Starting at the first line of the listing below, retype each line up to and including the one that contains "Area, Bar, ReferenceLine". Leave pictures out.

**Data extract:**
☆ ☆ ☆ ☆ ☆ ☆ ☆

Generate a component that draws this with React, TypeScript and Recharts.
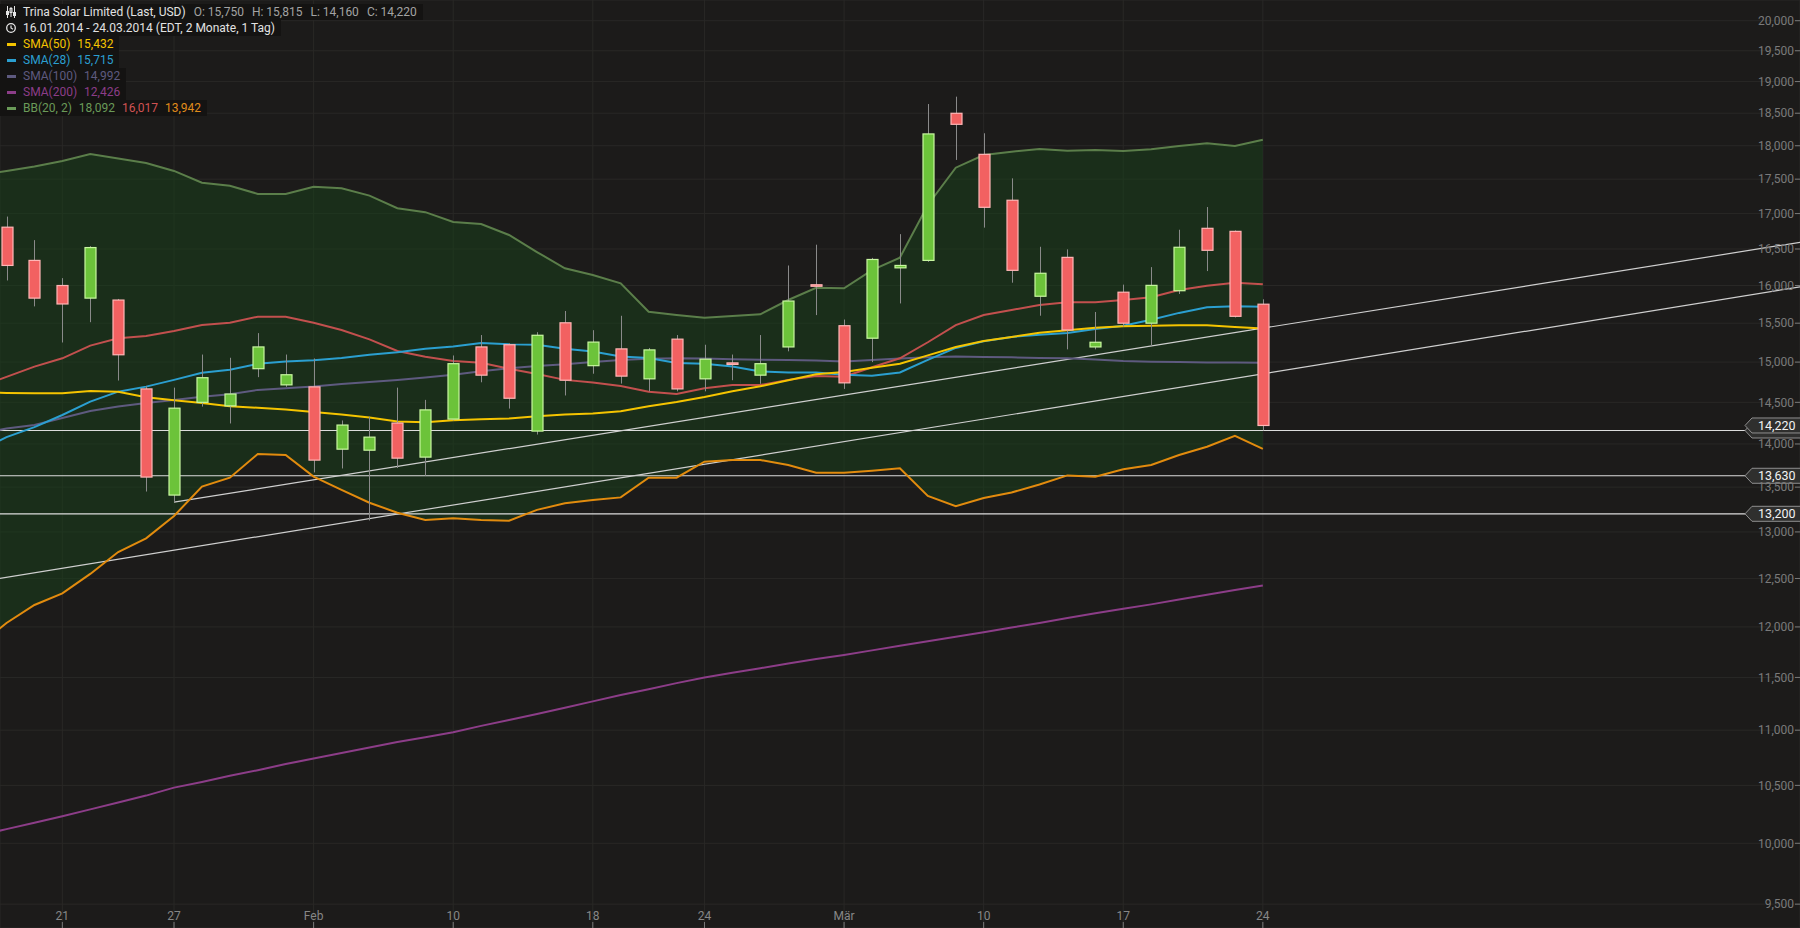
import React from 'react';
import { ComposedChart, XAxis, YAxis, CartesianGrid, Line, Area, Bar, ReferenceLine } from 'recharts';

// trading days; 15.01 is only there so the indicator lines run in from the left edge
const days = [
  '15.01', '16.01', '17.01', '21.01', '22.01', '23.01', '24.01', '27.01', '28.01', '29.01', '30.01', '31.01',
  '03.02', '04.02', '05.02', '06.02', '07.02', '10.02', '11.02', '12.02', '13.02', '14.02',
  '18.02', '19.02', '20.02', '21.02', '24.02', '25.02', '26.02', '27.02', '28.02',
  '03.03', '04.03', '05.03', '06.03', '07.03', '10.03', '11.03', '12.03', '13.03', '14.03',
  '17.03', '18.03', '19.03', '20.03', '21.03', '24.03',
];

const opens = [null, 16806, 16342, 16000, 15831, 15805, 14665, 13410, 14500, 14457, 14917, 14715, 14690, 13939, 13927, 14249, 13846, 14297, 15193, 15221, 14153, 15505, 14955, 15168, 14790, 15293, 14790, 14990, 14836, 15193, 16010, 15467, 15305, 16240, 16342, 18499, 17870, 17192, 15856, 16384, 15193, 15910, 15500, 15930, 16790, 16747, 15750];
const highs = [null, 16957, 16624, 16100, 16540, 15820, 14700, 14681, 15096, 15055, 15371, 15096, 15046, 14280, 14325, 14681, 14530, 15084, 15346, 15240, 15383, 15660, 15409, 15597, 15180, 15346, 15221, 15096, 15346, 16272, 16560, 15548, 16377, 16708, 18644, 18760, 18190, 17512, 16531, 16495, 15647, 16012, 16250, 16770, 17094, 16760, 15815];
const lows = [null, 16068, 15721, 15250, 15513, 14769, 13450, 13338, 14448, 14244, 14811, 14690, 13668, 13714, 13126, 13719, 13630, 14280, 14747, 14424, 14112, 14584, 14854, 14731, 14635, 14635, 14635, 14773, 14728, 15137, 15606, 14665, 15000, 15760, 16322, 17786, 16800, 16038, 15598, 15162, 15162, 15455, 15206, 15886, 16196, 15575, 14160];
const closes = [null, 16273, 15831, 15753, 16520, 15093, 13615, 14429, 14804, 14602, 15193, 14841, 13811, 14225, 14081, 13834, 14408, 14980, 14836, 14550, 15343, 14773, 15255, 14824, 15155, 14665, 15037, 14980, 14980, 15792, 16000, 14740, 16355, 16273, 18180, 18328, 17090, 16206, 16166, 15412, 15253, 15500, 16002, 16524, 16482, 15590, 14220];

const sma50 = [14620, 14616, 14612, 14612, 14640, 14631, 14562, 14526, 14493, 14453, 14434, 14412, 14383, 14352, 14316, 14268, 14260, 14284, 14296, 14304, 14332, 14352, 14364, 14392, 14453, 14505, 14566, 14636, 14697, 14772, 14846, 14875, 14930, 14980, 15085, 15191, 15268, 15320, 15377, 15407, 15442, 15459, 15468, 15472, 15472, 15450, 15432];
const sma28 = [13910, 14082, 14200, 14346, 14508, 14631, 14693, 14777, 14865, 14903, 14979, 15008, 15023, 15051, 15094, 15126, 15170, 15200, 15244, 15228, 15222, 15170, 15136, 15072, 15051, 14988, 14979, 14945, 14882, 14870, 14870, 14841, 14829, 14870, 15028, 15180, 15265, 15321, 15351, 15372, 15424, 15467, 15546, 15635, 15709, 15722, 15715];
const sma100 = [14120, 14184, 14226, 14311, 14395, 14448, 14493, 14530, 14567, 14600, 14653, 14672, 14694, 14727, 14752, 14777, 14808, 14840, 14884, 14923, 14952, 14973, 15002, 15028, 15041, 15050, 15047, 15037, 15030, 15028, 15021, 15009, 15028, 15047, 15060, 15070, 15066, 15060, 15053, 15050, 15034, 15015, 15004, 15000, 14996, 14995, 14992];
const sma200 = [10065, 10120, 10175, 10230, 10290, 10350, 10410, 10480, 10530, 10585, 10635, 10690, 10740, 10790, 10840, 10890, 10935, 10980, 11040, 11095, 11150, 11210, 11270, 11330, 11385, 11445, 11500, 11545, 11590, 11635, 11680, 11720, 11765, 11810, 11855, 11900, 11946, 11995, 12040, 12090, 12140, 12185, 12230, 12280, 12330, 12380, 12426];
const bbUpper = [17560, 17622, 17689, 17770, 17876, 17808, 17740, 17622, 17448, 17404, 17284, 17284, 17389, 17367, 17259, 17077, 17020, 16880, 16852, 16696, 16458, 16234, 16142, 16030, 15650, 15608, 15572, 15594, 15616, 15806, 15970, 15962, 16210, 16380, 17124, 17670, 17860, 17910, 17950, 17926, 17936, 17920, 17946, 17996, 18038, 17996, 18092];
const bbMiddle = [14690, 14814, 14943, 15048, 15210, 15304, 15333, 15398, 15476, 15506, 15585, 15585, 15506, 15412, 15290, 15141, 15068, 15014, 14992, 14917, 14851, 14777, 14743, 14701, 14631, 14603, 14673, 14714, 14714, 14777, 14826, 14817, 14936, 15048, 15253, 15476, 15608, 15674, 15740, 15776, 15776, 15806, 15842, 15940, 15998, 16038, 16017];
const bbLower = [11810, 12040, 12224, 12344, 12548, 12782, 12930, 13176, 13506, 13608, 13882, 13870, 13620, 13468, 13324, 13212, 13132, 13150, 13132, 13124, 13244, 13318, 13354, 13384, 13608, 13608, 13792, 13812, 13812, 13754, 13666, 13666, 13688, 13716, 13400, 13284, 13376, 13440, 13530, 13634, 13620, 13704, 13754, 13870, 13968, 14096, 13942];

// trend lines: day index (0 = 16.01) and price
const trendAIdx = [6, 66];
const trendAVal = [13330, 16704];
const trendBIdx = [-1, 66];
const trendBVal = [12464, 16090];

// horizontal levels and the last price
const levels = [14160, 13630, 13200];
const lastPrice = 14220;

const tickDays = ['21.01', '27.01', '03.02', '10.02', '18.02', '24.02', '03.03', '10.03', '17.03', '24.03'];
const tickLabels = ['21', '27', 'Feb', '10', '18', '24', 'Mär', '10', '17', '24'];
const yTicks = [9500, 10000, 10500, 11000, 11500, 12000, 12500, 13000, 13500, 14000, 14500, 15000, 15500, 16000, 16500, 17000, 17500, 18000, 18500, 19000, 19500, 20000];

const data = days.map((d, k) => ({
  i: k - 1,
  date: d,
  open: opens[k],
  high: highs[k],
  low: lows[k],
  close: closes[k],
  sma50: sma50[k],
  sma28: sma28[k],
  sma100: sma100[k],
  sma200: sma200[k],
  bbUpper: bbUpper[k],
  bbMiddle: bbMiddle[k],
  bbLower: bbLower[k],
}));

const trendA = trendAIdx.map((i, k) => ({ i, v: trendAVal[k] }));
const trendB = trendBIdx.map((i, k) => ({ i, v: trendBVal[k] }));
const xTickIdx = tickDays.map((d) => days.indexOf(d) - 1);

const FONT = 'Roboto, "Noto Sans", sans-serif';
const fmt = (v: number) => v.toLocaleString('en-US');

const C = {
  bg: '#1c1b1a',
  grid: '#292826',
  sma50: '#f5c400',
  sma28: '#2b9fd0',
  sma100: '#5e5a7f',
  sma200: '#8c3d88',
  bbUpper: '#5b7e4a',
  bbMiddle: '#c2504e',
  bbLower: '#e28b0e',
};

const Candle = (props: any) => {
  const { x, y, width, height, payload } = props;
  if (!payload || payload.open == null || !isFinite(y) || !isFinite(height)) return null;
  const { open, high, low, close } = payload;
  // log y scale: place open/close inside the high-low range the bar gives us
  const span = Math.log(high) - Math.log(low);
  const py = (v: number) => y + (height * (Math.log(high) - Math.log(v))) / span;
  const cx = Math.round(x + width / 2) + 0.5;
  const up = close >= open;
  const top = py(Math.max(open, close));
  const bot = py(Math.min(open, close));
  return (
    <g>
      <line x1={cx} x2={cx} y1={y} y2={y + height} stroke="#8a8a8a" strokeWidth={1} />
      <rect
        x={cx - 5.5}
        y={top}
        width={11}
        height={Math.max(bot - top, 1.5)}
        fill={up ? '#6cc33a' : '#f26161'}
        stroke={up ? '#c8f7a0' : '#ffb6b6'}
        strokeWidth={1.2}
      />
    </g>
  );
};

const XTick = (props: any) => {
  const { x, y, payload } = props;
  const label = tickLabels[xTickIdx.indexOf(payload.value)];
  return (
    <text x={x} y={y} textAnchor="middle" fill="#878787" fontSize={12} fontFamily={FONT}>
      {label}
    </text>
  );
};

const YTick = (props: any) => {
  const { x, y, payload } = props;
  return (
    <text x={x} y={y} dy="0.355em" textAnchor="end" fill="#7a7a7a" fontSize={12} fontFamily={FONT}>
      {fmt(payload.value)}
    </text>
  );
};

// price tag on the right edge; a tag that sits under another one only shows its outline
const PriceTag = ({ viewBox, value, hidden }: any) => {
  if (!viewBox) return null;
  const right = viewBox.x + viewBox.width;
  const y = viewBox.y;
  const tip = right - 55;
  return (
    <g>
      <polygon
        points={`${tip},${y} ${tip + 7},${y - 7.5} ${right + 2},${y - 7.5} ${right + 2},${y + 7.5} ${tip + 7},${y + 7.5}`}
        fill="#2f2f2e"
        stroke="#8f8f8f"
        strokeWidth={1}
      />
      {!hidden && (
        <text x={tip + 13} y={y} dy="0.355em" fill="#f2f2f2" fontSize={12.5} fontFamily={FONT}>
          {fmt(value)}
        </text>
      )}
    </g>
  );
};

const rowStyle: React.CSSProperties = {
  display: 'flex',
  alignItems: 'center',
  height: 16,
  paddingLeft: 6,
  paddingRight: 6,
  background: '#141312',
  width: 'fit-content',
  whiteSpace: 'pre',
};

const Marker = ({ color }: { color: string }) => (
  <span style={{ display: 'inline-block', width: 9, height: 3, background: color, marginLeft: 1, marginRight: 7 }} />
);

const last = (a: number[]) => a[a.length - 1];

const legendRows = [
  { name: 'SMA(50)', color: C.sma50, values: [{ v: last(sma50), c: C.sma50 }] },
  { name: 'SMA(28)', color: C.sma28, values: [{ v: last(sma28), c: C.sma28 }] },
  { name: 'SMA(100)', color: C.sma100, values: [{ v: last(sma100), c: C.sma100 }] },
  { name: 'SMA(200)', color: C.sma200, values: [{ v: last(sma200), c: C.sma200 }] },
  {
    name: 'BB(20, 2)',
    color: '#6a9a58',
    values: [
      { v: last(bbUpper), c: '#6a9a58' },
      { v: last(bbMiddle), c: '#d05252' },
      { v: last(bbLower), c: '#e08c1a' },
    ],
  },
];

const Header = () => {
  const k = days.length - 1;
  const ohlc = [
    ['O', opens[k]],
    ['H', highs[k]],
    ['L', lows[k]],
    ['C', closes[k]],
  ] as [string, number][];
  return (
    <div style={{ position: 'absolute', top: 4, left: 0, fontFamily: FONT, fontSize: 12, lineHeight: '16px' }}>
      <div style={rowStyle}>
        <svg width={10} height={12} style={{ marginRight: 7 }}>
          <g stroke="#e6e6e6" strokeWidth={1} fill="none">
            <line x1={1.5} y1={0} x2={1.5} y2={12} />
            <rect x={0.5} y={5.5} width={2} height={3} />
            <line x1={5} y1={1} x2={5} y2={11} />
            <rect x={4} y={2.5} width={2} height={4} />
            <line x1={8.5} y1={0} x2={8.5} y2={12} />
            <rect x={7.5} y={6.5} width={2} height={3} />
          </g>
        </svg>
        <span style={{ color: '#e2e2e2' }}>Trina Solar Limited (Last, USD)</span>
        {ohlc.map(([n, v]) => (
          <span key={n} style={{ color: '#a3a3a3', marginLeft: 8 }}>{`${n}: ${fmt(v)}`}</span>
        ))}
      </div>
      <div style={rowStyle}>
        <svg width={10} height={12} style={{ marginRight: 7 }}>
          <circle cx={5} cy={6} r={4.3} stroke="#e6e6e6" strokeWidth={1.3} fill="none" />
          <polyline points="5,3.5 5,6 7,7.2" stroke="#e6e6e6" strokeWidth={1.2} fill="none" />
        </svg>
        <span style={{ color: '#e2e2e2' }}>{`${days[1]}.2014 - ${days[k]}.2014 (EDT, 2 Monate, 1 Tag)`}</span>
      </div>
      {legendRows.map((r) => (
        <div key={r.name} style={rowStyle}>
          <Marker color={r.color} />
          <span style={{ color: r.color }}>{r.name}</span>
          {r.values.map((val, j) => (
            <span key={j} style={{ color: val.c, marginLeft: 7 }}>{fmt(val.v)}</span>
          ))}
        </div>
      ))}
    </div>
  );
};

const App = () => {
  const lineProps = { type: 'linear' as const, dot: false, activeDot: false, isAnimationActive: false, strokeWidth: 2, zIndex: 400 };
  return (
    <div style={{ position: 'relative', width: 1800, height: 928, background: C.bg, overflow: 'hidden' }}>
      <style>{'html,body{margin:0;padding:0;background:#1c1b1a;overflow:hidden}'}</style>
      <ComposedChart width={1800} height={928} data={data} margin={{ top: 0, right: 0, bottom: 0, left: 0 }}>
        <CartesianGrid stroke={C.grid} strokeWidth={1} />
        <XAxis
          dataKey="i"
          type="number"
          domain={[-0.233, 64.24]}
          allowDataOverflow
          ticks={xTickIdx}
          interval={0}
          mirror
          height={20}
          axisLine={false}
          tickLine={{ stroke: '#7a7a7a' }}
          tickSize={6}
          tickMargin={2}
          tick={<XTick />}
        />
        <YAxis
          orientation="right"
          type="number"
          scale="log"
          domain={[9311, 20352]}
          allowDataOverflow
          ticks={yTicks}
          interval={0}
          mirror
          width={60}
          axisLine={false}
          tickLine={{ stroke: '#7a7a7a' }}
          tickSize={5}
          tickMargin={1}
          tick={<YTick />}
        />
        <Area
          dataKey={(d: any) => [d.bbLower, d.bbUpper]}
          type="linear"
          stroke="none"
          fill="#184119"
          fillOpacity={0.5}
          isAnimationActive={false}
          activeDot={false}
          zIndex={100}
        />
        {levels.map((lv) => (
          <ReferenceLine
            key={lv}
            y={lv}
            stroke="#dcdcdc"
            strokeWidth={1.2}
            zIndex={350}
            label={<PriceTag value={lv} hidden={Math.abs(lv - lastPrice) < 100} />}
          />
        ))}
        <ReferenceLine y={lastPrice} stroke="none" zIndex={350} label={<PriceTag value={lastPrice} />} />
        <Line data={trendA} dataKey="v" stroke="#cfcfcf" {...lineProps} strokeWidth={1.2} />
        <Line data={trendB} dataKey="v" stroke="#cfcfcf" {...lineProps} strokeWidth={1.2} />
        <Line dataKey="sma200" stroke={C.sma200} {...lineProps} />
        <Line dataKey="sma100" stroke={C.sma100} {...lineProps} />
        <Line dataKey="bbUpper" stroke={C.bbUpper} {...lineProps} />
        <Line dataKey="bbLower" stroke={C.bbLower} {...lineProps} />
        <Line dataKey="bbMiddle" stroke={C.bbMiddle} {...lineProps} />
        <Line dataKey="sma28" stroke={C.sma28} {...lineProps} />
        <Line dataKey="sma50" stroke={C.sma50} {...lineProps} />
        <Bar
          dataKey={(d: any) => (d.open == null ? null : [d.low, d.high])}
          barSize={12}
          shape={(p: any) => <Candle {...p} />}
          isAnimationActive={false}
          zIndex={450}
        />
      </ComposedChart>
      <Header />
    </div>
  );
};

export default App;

☆ ☆ ☆ ☆ ☆ ☆ ☆

**Task answer:**
Generate a component that draws this with React, TypeScript and Recharts.
import React from 'react';
import { ComposedChart, XAxis, YAxis, CartesianGrid, Line, Area, Bar, ReferenceLine } from 'recharts';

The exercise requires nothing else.